America or China: Think you know who’s greener? Americans have long painted the Chinese as wayward polluters and environmental cretins. But the more you know about China, the less certain your answer becomes.

In the three decades since the "Opening," the Chinese have indeed run roughshod over their environment when it suited their development plans. Then again, back when our own stage of development roughly matched China’s present one — perhaps around 1880 or so — our environmental policies were hardly more enlightened.

But that was then and this is now. How do the Chinese actually fare in terms of green thinking? In many ways, they’re already ahead of the United States. The Chinese government is acutely aware, for example, that a transportation future built on the internal-combustion engine is untenable — an unpopular conclusion that our own government has evaded for decades.

For their part, the Chinese have done without internal-combustion vehicles for far longer than we have, and they’ll likely have less trouble bidding them adieu. Nor is this as distant an event as Americans might imagine — electric bicycles and scooters have already been part of the Chinese scene for years, and electric cars are undoubtedly not far behind.

China’s concern for a dire environmental future has also spurred policies that may surprise some Americans: In many stores, for instance, plastic shopping bags now carry a charge of 20 jiao (perhaps 40 cents in terms of American buying power), encouraging typically thrifty Chinese shoppers to bring their own bags.

Some cities have set aside wetlands parks, mainly to educate the population on the environmental value of such areas.

China’s low-tech power generation is another shortcoming that takes a drubbing from American observers, and indeed, the majority of Chinese generating plants are — like our own — fired by dirty coal. Yet in a typical no-win critique by the West, the Chinese have also been thoroughly lambasted for their flagship zero-pollution hydroelectric project, the Three Gorges Dam.

Whether their power source is dirty or clean, however, it must be said that the Chinese use electricity with deliberate frugality. Commercial buildings have used energy-efficient lighting for nearly as long as ours have, and in wider applications.

What’s more, in China, America’s own de facto efficiency standard, the compact fluorescent bulb, is already being superseded by newer light-emitting diode (LED) technology.

Though ironically an American invention, the Chinese are now ranking producers of LEDs, and they’ve widely applied their own product to traffic signals, signage and roadway lighting. So much for the home-court advantage.

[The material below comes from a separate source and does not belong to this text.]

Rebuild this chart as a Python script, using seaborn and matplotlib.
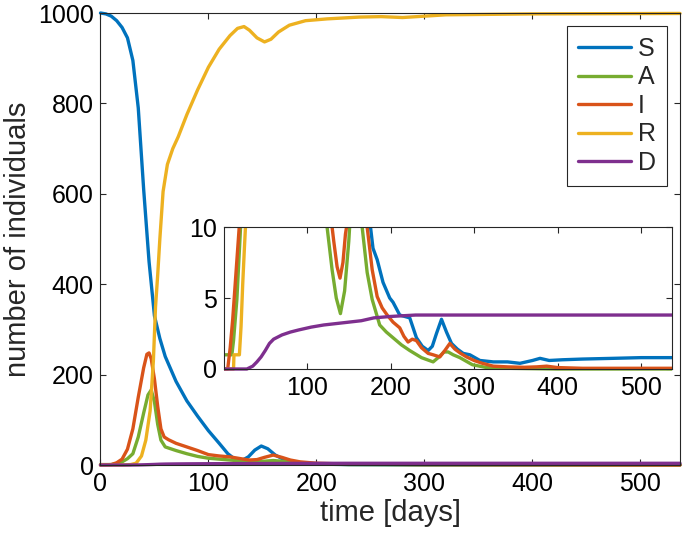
"""SAIRD epidemic curves with a zoomed inset, drawn with seaborn."""
import matplotlib
matplotlib.use('Agg')
import matplotlib.pyplot as plt
from matplotlib.patches import Rectangle
import seaborn as sns

# ---- main panel data (days, individuals) ----
s_t = [0, 5, 10, 15, 20, 25, 30, 35, 40, 45, 50, 55, 60, 70, 80, 90, 100, 110,
       118, 125, 131, 137, 143, 149, 155, 162, 170, 180, 190, 200, 230, 300, 400, 537]
s_v = [1000, 998, 993, 983, 968, 945, 895, 790, 610, 450, 330, 280, 240, 185, 142,
       108, 76, 48, 25, 12, 10, 18, 33, 42, 36, 22, 12, 6, 3, 2, 1, 0.5, 0.5, 0.8]

a_t = [0, 10, 15, 20, 25, 30, 35, 40, 44, 47, 50, 53, 56, 60, 70, 80, 90, 100,
       110, 120, 130, 140, 150, 160, 170, 180, 200, 230, 300, 537]
a_v = [1, 1, 3, 7, 14, 25, 62, 115, 155, 166, 140, 90, 55, 40, 32, 25, 19, 15,
       13, 11, 9, 7, 8, 10, 8, 5, 3, 1, 0.5, 0]

i_t = [0, 10, 15, 20, 25, 30, 35, 40, 43, 45, 47, 50, 53, 56, 59, 63, 70, 80, 90,
       100, 110, 120, 130, 138, 145, 152, 160, 168, 176, 185, 200, 230, 300, 537]
i_v = [0, 1, 5, 13, 35, 80, 150, 215, 245, 248, 235, 190, 130, 80, 62, 56, 48, 40,
       32, 23, 20, 18, 14, 11, 12, 17, 22, 17, 11, 7, 4, 2, 1, 0]

r_t = [0, 20, 28, 33, 38, 42, 46, 49, 51, 53, 55, 58, 62, 67, 72, 80, 90, 100, 110,
       120, 127, 133, 138, 145, 152, 158, 165, 175, 190, 210, 240, 260, 280, 320, 400, 537]
r_v = [0, 0, 1, 4, 20, 55, 120, 230, 350, 420, 500, 605, 665, 700, 726, 775, 830,
       880, 920, 950, 966, 970, 962, 945, 936, 942, 958, 973, 983, 987, 991, 992,
       990, 996, 998, 999]

# deceased (shared by both panels)
d_t = [0, 28, 35, 40, 45, 50, 55, 60, 70, 80, 90, 105, 120, 135, 150, 165, 180,
       200, 230, 537]
d_v = [0, 0, 0.2, 0.5, 0.85, 1.3, 1.8, 2.1, 2.4, 2.6, 2.75, 2.95, 3.1, 3.2, 3.3,
       3.4, 3.6, 3.7, 3.8, 3.8]

# ---- inset data (zoom on 0..10 individuals) ----
in_s_t = [0, 170, 175, 179, 184, 191, 199, 203, 211, 217, 223, 231, 238, 245, 250,
          255, 261, 267, 273, 280, 287, 295, 307, 323, 340, 355, 370, 379, 390, 406,
          430, 466, 500, 537]
in_s_v = [20, 14, 10.5, 8.5, 7.7, 6.1, 5.0, 4.7, 3.8, 3.7, 3.6, 2.2, 1.6, 1.3, 1.6,
          2.5, 3.5, 2.6, 1.8, 1.4, 1.1, 1.0, 0.6, 0.5, 0.5, 0.4, 0.6, 0.75, 0.6,
          0.65, 0.7, 0.75, 0.8, 0.8]

in_a_t = [0, 10, 12, 16, 20, 22, 120, 124, 130, 135, 140, 145, 150, 153, 163, 166,
          172, 178, 187, 195, 203, 213, 223, 237, 251, 259, 264, 269, 275, 283, 298,
          315, 340, 400, 537]
in_a_v = [1, 1, 2, 4.9, 9.5, 12, 12, 10, 7.0, 5.0, 3.9, 5.5, 9, 12, 12, 10, 6.8,
          4.9, 3.1, 2.6, 2.2, 1.7, 1.3, 0.8, 0.5, 0.9, 1.2, 1.2, 1.0, 0.8, 0.3, 0.1,
          0.05, 0, 0]

in_i_t = [0, 5, 8, 11, 14, 17, 20, 128, 132, 136, 139.5, 143, 146, 150, 170, 172,
          178, 184, 190, 196, 203, 211, 216, 221, 226, 231, 237, 245, 251, 259, 265,
          271, 277, 284, 291, 300, 310, 323, 340, 360, 375, 387, 400, 430, 537]
in_i_v = [0, 0, 1.5, 3.5, 6, 8.5, 11, 11, 9, 7.2, 6.4, 7.5, 9.5, 11, 11, 10, 7, 5.1,
          4.3, 3.8, 3.3, 2.9, 2.3, 1.9, 2.1, 2.0, 1.5, 1.1, 1.0, 0.85, 1.3, 1.8, 1.4,
          1.1, 0.85, 0.6, 0.4, 0.2, 0.15, 0.12, 0.15, 0.2, 0.1, 0.05, 0.05]

in_r_t = [0, 12, 12.5, 19, 21, 23, 25, 28, 30, 537]
in_r_v = [0, 0, 1, 1, 3, 6, 8.5, 12, 13, 999]

labels = ['S', 'A', 'I', 'R', 'D']
colors = ['#0072BD', '#77AC30', '#D95319', '#EDB120', '#7E2F8E']

sns.set_theme(style="ticks", rc={
    "axes.edgecolor": "#262626",
    "axes.linewidth": 0.8,
    "xtick.direction": "in",
    "ytick.direction": "in",
    "xtick.top": True,
    "ytick.right": True,
    "xtick.major.size": 4.5,
    "ytick.major.size": 4.5,
    "xtick.major.width": 0.8,
    "ytick.major.width": 0.8,
    "xtick.color": "#262626",
    "ytick.color": "#262626",
    "xtick.labelcolor": "black",
    "ytick.labelcolor": "black",
})
# narrow Helvetica-like face, as in the original MATLAB export
plt.rcParams['font.family'] = ['Liberation Sans Narrow', 'Liberation Sans', 'DejaVu Sans']

TICK_FS = 18
LABEL_FS = 21

fig = plt.figure(figsize=(6.85, 5.44), dpi=100)
ax = fig.add_axes([0.1467, 0.1452, 0.846, 0.8309])

main = [(s_t, s_v), (a_t, a_v), (i_t, i_v), (r_t, r_v), (d_t, d_v)]
for (t, v), lab, col in zip(main, labels, colors):
    sns.lineplot(x=t, y=v, ax=ax, color=col, linewidth=2.4, label=lab,
                 estimator=None, sort=False)
for ln in ax.lines:
    ln.set_clip_on(False)

ax.set_xlim(0, 537)
ax.set_ylim(0, 1000)
ax.set_xticks([0, 100, 200, 300, 400, 500])
ax.set_yticks([0, 200, 400, 600, 800, 1000])
ax.tick_params(labelsize=TICK_FS, pad=5)
ax.set_xlabel('time [days]', fontsize=LABEL_FS, labelpad=2)
ax.set_ylabel('number of individuals', fontsize=LABEL_FS, labelpad=4)
leg = ax.legend(loc='upper right', fontsize=TICK_FS, frameon=True, fancybox=False,
                edgecolor='#262626', framealpha=1, handlelength=2.1,
                handletextpad=0.3, labelspacing=0.18, borderpad=0.45,
                borderaxespad=0.5)
leg.get_frame().set_linewidth(0.8)

# ---- inset ----
axin = fig.add_axes([0.3263, 0.3217, 0.6547, 0.261])
axin.set_facecolor('white')
inset = [(in_s_t, in_s_v), (in_a_t, in_a_v), (in_i_t, in_i_v),
         (in_r_t, in_r_v), (d_t, d_v)]
for (t, v), col in zip(inset, colors):
    sns.lineplot(x=t, y=v, ax=axin, color=col, linewidth=2.4,
                 estimator=None, sort=False)
clip = Rectangle((0, -0.05), 1, 1.05, transform=axin.transAxes)
for ln in axin.lines:
    ln.set_clip_path(clip)
axin.set_xlim(0, 537)
axin.set_ylim(0, 10)
axin.set_xticks([100, 200, 300, 400, 500])
axin.set_yticks([0, 5, 10])
axin.tick_params(labelsize=TICK_FS, pad=5)

fig.savefig('out.png', dpi=100)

Unlike most Americans, the Chinese have also overwhelmingly adopted energy-efficient lighting in their homes — partly out of patriotism, but mainly out of thrift. For the same reason, rooftop-mounted solar hot water heaters have been a familiar sight on the Chinese skyline for decades.

And while the Chinese have gratefully taken to electricity-gobbling air conditioners in their often torrid climate, they’re notably sparing in their use — sometimes uncomfortably so for foreign visitors.

When it comes to consumption, the historically impoverished Chinese have always been more parsimonious than the West. They currently gobble the world’s resources not because they’re profligate, but rather because they’re a vast country with an awful lot of catching up to do. By all indications, though, they won’t be playing catch-up for long.